Alcyone is a one star Michelin star restaurant in the Intercontinental Hotel. It is a stylish dining room on the second level of the hotel with large windows overlooking the city. The good sized room is filled with large well spaced tables draped with white clothes and set with large napkins. Beige tones are in the chairs, curtains and walls and a stunning overhead fixture gives off muted light while music plays in the background. There was a soundboard in the ceiling and the chairs were well padded with arms, so noise was not an issue. Table decorations were different sizes of metal fish. A modern rug is in the center of the room set off by the dark wood floor. The menu offers a 5 course chef selected tasting menu or a la carte selections. Wine pairings are available. Pacing started rapidly and then really slowed down and portion control was okay. The staff was friendly and spoke good English. We chose the tasting and a printed menu was offered to be presented at the end of the meal, but when that time came it was not ready or started.

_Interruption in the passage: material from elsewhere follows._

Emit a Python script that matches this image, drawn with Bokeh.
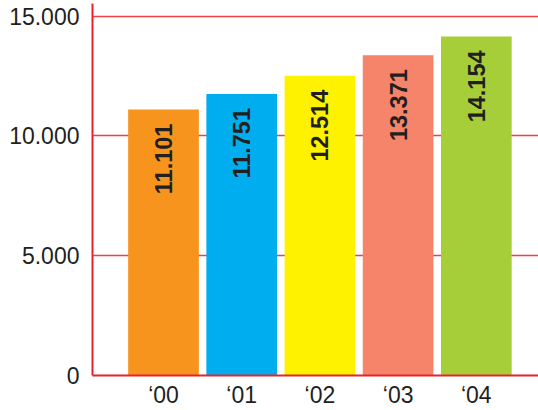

With a glass of champagne we perused the choices for the meal and a tray of amuse bouche were served. A cream puff held salmon eggs that had a fun pop when you ate them. A tall roll of whipped cod and olive oil was tasty but the shell was not as crisp as it should have been. An olive tampenade was flavored with olive relish and was okay. A fried ball was filled with soft onions and was delicious – like a solid onion soup.
The bread service was a choice of nut, spelt and country breads. The breads had a dense interior but had mostly been pre-cut too long ago and so they were quite dry. The crust had good crispness though.
Roasted salsify was accompanied by a crayfish emulsion with dove meat in the center. A cold sorbet was mixed with caramelized foie gras and covered with cream emulsion. It was designed to be a simultaneous presentation of hot and cold on the palate. It was smooth and enhanced by the sweet green apple sorbet.
Asparagus were filled with smoked eel and served with asparagus vinaigrette. The asparagus were lightly poached to a perfect doneness and stuffed with the eel in the long stalk. A strip of raw asparagus decorated the center of the plate. The asparagus did have a good amount of flavor but I had to wonder if it was worth all the effort it took to stuff it. It was a striking effect, though.
“Bouille-Abaisse”, their version was made with cod fish and was a dark cool fish broth served in a wine glass. With it was a trio of fish that included John Dory, red mullet and sea bass. The last component was a crispy “ribbon” like piece of bread with garlic mayo. It was weird to have the cold broth and crisp bread but a fun contrast in taste and texture. The mayo did not have much garlic flavor. The John Dory was a little dry whereas the red mullet and bass were more moist. It was a set of clean tastes but not mind blowing.
Red mullet was plated with gnocchi and squash. Here the fish was cooked perfectly with a good crisp skin and with a sauce of red mullet. The sauce reminded me of a barbecue sauce rather than a fish reduction. The squash was puréed and sweet and tasty. The gnocchi was fun. A good plate.
Lamb was plated with cabbage, artichoke, lemon confit, Lucques olive mash and lamb jus. The olive spread was tasty combined with the lamb but the well cooked cabbage had a fishy essence. The grilled artichoke was really tasty and tender with good artichoke flavor. The nicely reduced lamb sauce was packed with flavor and enhanced both cuts of lamb on the plate. It was really buttery and flavorful.
Pre-dessert was a quince espuma (foam) with chips of tapioca. It was creamy, sweet, cool but did not have a lot of flavor.
The dessert was Nashi (a Japanese pear) and apple with a cream of Nashi and Nashi juice. The soft sweet fruit was enhanced with white chocolate. Some lemon cream and a crisp cookie underneath made it a good combination of flavors and textures. There was a lot of the wonderful sauce and you needed a spoon but instead you were served a knife and fork. The bottom cookie was buttery good. This dish was way more about the pear than the apple, which seemed a minor component.
We tired of waiting so they sent the last treat home with us. It was gooey and did not hold up well in the hotel overnight. I’m not sure what it was.
The Sous Chef did come out and visit with the people in the room.